Bookman (review date 1895)
SOURCE: A review of Master and Man, in Bookman, Vol. 1, No. 6, July, 1895, pp. 409-10.
[In the following laudatory review of Tolstoy's story, the critic deems Master and Man “beautiful in conception, so masterly in development, so skillfully delicate in workmanship.”]
Tolstoy has warm admirers who could only under severe compulsion read The Kingdom of God is Within You, just as he has others who read War and Peace and Anna Karénina, in the rather vain hopes of extracting a gospel from them. The former had grown to think that the vein they valued was completely worked out; but the inventive faculty and the power of scenic representation, when they are as strong as they were in Tolstoy, are not easily exhausted or weakened.
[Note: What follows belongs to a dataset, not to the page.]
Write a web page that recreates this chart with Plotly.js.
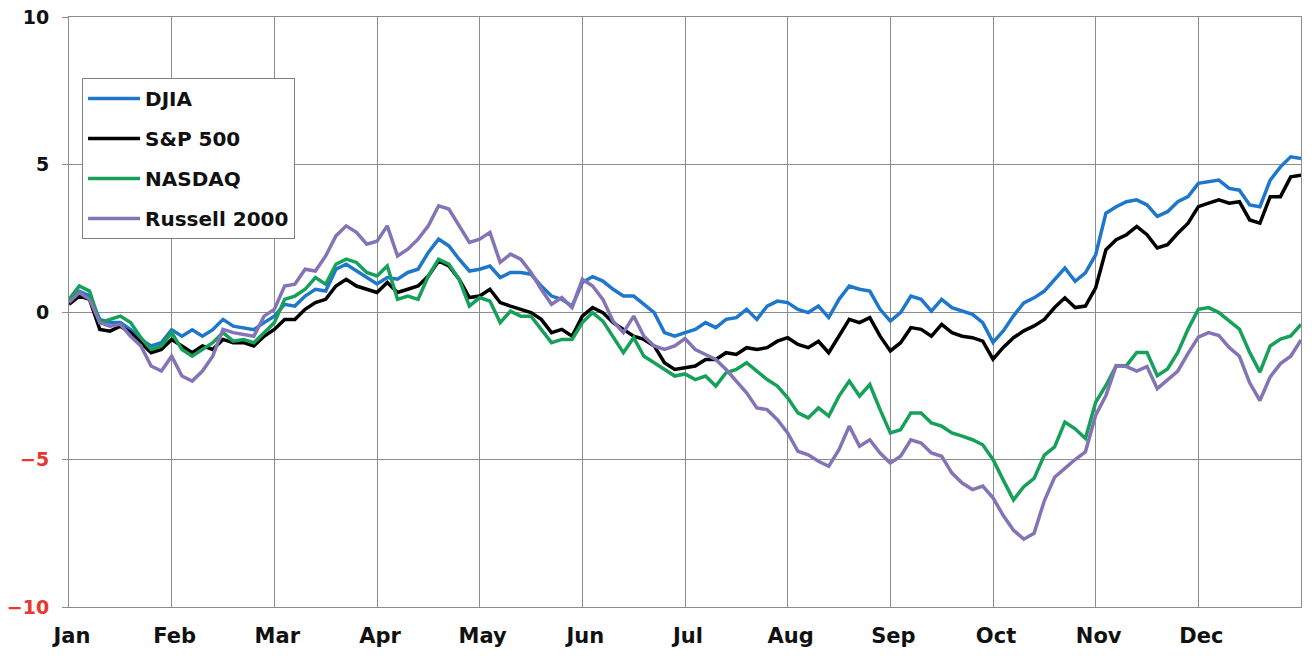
<!DOCTYPE html>
<html>
<head>
<meta charset="utf-8">
<script src="https://cdn.plot.ly/plotly-3.0.1.min.js"></script>
<style>html,body{margin:0;padding:0;background:#fff;}#chart{width:1312px;height:656px;}</style>
</head>
<body>
<div id="chart"></div>
<script>
// Month labels (tick positions at the start of each month)
const months = ["Jan","Feb","Mar","Apr","May","Jun","Jul","Aug","Sep","Oct","Nov","Dec"];
const monthTicks = [0,1,2,3,4,5,6,7,8,9,10,11];

// Y tick values and labels (negative ones drawn in red)
const yTickVals = [-10,-5,0,5,10];
const yTickLabels = ["−10","−5","0","5","10"];

// Sample positions in months since Jan 1 (every tenth of a month)
const monthPos = Array.from({length:121}, (_, k) => k / 10);

// Year-to-date % change
const djia = [
 0.4,0.7,0.55,-0.25,-0.36,-0.36,-0.6,-0.93,-1.15,-1.04,
 -0.6,-0.82,-0.6,-0.82,-0.6,-0.25,-0.48,-0.53,-0.6,-0.36,
 -0.14,0.26,0.2,0.54,0.77,0.71,1.45,1.62,1.39,1.17,
 0.95,1.17,1.11,1.34,1.45,2.02,2.47,2.24,1.79,1.39,
 1.45,1.56,1.17,1.34,1.34,1.28,0.88,0.54,0.43,0.2,
 1.0,1.2,1.05,0.77,0.54,0.54,0.26,-0.02,-0.7,-0.82,
 -0.7,-0.59,-0.36,-0.53,-0.25,-0.19,0.09,-0.25,0.2,0.37,
 0.32,0.09,-0.02,0.2,-0.19,0.43,0.88,0.77,0.71,0.09,
 -0.31,-0.02,0.54,0.43,0.03,0.43,0.15,0.03,-0.08,-0.36,
 -1.03,-0.64,-0.13,0.31,0.48,0.71,1.1,1.49,1.04,1.33,
 1.94,3.35,3.57,3.74,3.8,3.63,3.24,3.4,3.74,3.91,
 4.36,4.42,4.47,4.19,4.13,3.63,3.57,4.47,4.92,5.26,
 5.2];
const sp500 = [
 0.26,0.54,0.43,-0.59,-0.65,-0.48,-0.7,-1.04,-1.38,-1.27,
 -0.93,-1.15,-1.38,-1.15,-1.27,-0.93,-1.04,-1.04,-1.15,-0.82,
 -0.59,-0.25,-0.25,0.09,0.32,0.43,0.88,1.11,0.88,0.77,
 0.66,1.0,0.66,0.77,0.88,1.22,1.73,1.56,1.11,0.49,
 0.54,0.77,0.32,0.2,0.09,-0.02,-0.25,-0.7,-0.59,-0.82,
 -0.14,0.15,-0.02,-0.36,-0.59,-0.82,-0.93,-1.15,-1.72,-1.95,
 -1.89,-1.83,-1.61,-1.61,-1.38,-1.44,-1.21,-1.27,-1.21,-0.99,
 -0.87,-1.1,-1.21,-0.99,-1.38,-0.82,-0.25,-0.36,-0.19,-0.82,
 -1.32,-1.04,-0.53,-0.59,-0.82,-0.42,-0.7,-0.82,-0.87,-0.99,
 -1.6,-1.2,-0.87,-0.64,-0.47,-0.25,0.15,0.48,0.15,0.2,
 0.82,2.11,2.45,2.62,2.9,2.62,2.17,2.28,2.67,3.01,
 3.57,3.69,3.8,3.69,3.74,3.12,3.01,3.91,3.91,4.58,
 4.64];
const nasdaq = [
 0.43,0.88,0.71,-0.36,-0.25,-0.14,-0.36,-0.87,-1.27,-1.15,
 -0.7,-1.27,-1.5,-1.27,-1.04,-0.7,-0.99,-0.93,-1.04,-0.7,
 -0.36,0.43,0.54,0.77,1.17,0.94,1.62,1.79,1.68,1.34,
 1.22,1.56,0.43,0.54,0.43,1.22,1.79,1.62,1.11,0.2,
 0.49,0.37,-0.36,0.03,-0.14,-0.14,-0.59,-1.04,-0.93,-0.93,
 -0.36,-0.02,-0.31,-0.82,-1.38,-0.87,-1.5,-1.72,-1.95,-2.17,
 -2.1,-2.29,-2.17,-2.51,-2.06,-1.95,-1.72,-2.0,-2.29,-2.51,
 -2.91,-3.42,-3.59,-3.25,-3.53,-2.85,-2.34,-2.85,-2.46,-3.31,
 -4.1,-3.99,-3.42,-3.42,-3.76,-3.87,-4.1,-4.21,-4.33,-4.5,
 -5.0,-5.7,-6.37,-5.92,-5.64,-4.85,-4.57,-3.73,-3.96,-4.29,
 -3.06,-2.49,-1.82,-1.82,-1.37,-1.37,-2.16,-1.93,-1.37,-0.58,
 0.09,0.15,-0.02,-0.3,-0.58,-1.37,-2.04,-1.15,-0.92,-0.81,
 -0.42];
const russell2000 = [
 0.32,0.66,0.43,-0.36,-0.48,-0.42,-0.82,-1.15,-1.83,-2.0,
 -1.5,-2.17,-2.34,-2.0,-1.5,-0.59,-0.7,-0.76,-0.82,-0.14,
 0.09,0.88,0.94,1.45,1.39,1.9,2.58,2.92,2.7,2.3,
 2.4,2.92,1.9,2.13,2.47,2.92,3.6,3.49,2.92,2.36,
 2.47,2.7,1.68,1.96,1.79,1.34,0.77,0.26,0.49,0.15,
 1.11,0.88,0.43,-0.31,-0.7,-0.14,-0.82,-1.15,-1.27,-1.15,
 -0.9,-1.27,-1.44,-1.61,-1.95,-2.34,-2.74,-3.25,-3.31,-3.65,
 -4.1,-4.72,-4.84,-5.06,-5.23,-4.67,-3.87,-4.55,-4.33,-4.78,
 -5.12,-4.89,-4.33,-4.44,-4.78,-4.89,-5.46,-5.8,-6.02,-5.9,
 -6.3,-6.9,-7.4,-7.7,-7.5,-6.4,-5.6,-5.3,-5.0,-4.74,
 -3.5,-2.83,-1.82,-1.85,-2.0,-1.85,-2.6,-2.3,-2.0,-1.4,
 -0.85,-0.7,-0.8,-1.2,-1.5,-2.4,-3.0,-2.2,-1.75,-1.5,
 -0.95];

const seriesNames = ["DJIA","S&P 500","NASDAQ","Russell 2000"];
const seriesValues = [djia, sp500, nasdaq, russell2000];
const seriesColors = ["#1f77c9","#000000","#16a05a","#8474b6"];

const traces = seriesValues.map((vals, i) => ({
  type: "scatter",
  mode: "lines",
  name: seriesNames[i],
  legendgroup: "g" + i,
  x: monthPos,
  y: vals,
  line: {color: seriesColors[i], width: 3.5},
  hoverinfo: "skip"
}));

const gridCol = "#8c8c8c";
const layout = {
  width: 1312, height: 656,
  margin: {l: 69, r: 11, t: 17, b: 49, pad: 0},
  paper_bgcolor: "#ffffff",
  plot_bgcolor: "#ffffff",
  font: {family: "DejaVu Sans", size: 20, color: "#111111", weight: "bold"},
  showlegend: true,
  legend: {
    x: 0.0106, y: 0.8966, xanchor: "left", yanchor: "top",
    bgcolor: "#ffffff", bordercolor: "#808080", borderwidth: 1,
    font: {family: "DejaVu Sans", size: 20, color: "#111111", weight: "bold"},
    tracegroupgap: 11, itemwidth: 52
  },
  xaxis: {
    range: [0, 12],
    tickmode: "array", tickvals: monthTicks, ticktext: months,
    showgrid: true, gridcolor: gridCol, gridwidth: 1,
    showline: true, mirror: true, linecolor: gridCol, linewidth: 1,
    ticks: "", zeroline: false,
    tickfont: {family: "DejaVu Sans", size: 21, color: "#111111", weight: "bold"},
    ticklabelstandoff: 10, ticklabelshift: 3,
    fixedrange: true
  },
  yaxis: {
    range: [-10, 10],
    tickmode: "array", tickvals: yTickVals,
    ticktext: yTickLabels.map((t, i) => yTickVals[i] < 0 ? '<span style="color:#e8372c">' + t + '</span>' : t),
    showgrid: true, gridcolor: gridCol, gridwidth: 1,
    showline: true, mirror: true, linecolor: gridCol, linewidth: 1,
    ticks: "outside", ticklen: 6, tickcolor: gridCol, tickwidth: 1,
    zeroline: false,
    tickfont: {family: "DejaVu Sans", size: 19, color: "#111111", weight: "bold"},
    ticklabelstandoff: 9,
    fixedrange: true
  }
};

Plotly.newPlot("chart", traces, layout, {displayModeBar: false, staticPlot: true});
</script>
</body>
</html>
In his case an absorbing mission, and perhaps some ascetic principles, have had far more to do with the arrest of his artistic career than any decay of genius. The proof is, that now and again in his later peasant stories, written purposely for an uncultured audience, the old strength and beauty of phrase and incident refuse to be suppressed. Notably is this so in Master and Man; and surely we may be allowed to rejoice freely at the reappearance of the earlier Tolstoy. After all, next to life we learn most from art. Precept and homily have not half its reach. And the best reason for rejoicing he himself involuntarily provides. As a story-writer he is a fastidious artist; none more eager to search for the word, or, at least, the circumstance that will produce the desired effect on our imagination; there is nothing casual or haphazard in word or arrangement. He has plainly loved his imaginings, and tended them till they have become fair. In his books of precept, on the other hand, in spite of their striking thought, the form is as careless, and often as unsatisfactory as it could be. Unconsciously, and against his will, he has himself apportioned the respective values to be set on his two orders of books.